Paint by numbers

By CAROLYN CLAY  |  April 1, 2008

No need to make this a period piece: Wellman’s lampoon appeared during the first Bush administration, but it looks quite at home with a skewed image of Bush 2 presiding over the offices of homophobic cracker Senator Bob — at Charlestown Working Theater, a few furnishings strewn atop what look like large red, white, and blue coasters. As the play opens, a delivery person gotten up as if to transport anthrax shows up at the senator’s sanctum with an envelope containing the seven blurred but suggestive photographs of the title. After Senator Bob’s staff has worked itself into an analytical frenzy over them, the redneck pooh-bah himself arrives to weigh in: are the photos of blow jobs or, possibly, the pope? Eventually a televangelist, the Reverend Tom, turns up to ogle and condemn the photos, which, it is opined, constitute either a “smear” or “surveillance.” Dot, the secretary, eventually works it out: they’re art, ripe for the sort of witch hunt that will draw public attention from such political inconveniences as Senator Bob’s likening of Arabs to insects. At this point, the play does not so much end as leak rant — with Senator Bob pointing the finger of faggotry at everyone from Ronald Reagan to George Washington — until it deflates.
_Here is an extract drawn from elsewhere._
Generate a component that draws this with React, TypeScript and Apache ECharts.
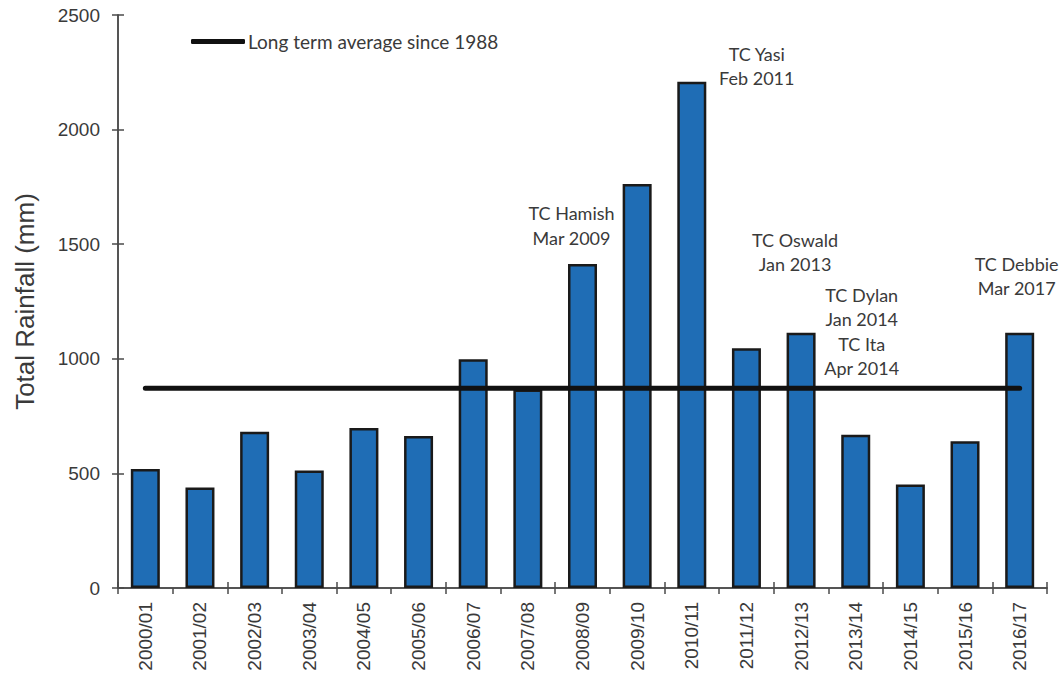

Wellman, a two-time Obie winner, has a gift for lunatic wordplay, and there is some here, including some flights of religio-erotic gibberish for Reverend Tom. But the production is more notable for director Darren Evans’s physical fillips and what his actors do with the thin material, their strategizing right-wing flunkies reduced to a twitching fever by the “evidence” they can’t stop examining. Craig Houk, having put ants in his pants and humped a chair leg, becomes goofily glazed-over as Bob Jones alum and legislative assistant Bruce; Jeff Gill brings a lurching, tyrannical vulgarity to Senator Bob; Susannah Melone gives airheadedness an addled dignity as Dot; and Steve Turner mixes amiability with brimstone as Reverend Tom. Best of all is Kelly Rauch as Eileen, the prim Dartmouth grad who writes the senator’s restrictive legislation. So hot, bothered, and perplexed is she by the photographs that her star-spangled blouse threatens to explode into a supernova and her face turns itself into something closer to a pretzel than a countenance.